No final de janeiro de 1943, o ministro sem pasta Schacht pede para sair da fragilizada estrutura burocrática profissional do Estado do Führer. Dias depois, em 2 de fevereiro, a máquina de guerra alemã é derrotada pelas forças armadas soviéticas na gigantesca batalha de Stalingrado, marcando o início do irreversível declínio do totalitarismo nazista. Em julho do ano seguinte, Schacht é acusado de ter participado do grupo de conspiradores, na chamada Operação Walkyria, que atentaram contra vida de Hitler por meio da explosão de uma bomba. Foi detido pela Gestapo, três dias após o atentado, e aprisionado em um campo de concentração até ser libertado por tropas americanas no final da guerra. Terminado o conflito europeu, inicia-se o processo de desnazificação da Alemanha e o julgamento das principais autoridades do Reich hitlerista. Schacht está entre os vinte e um réus no Tribunal Internacional de Nuremberg, mas foi um dos quatro julgados inocentes. 

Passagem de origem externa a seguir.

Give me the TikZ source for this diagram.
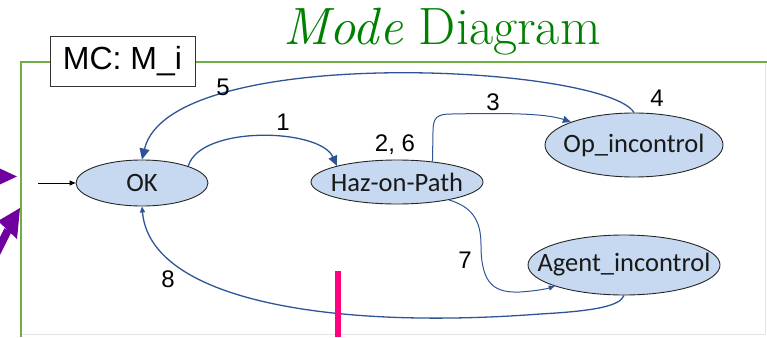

Ao fim e ao cabo, razão e objetividade prevaleceram sobre paixão e fanatismo. Como assinala Max Weber, o domínio carismático é efêmero e, inexoravelmente, cede lugar à duradoura estabilidade da estrutura burocrática. Com efeito, o triunfo da vontade do Führer se fez valer por doze anos, tempo desprezível em termos históricos, não obstante as suas abomináveis consequências. Muito embora tenha ocorrido há dezenas de anos, este caso singular ainda pode suscitar insights para compreender a contraveniente relação entre o voluntarismo de um governante populista e a racionalidade funcional de um dirigente técnico-especializado da burocracia estatal.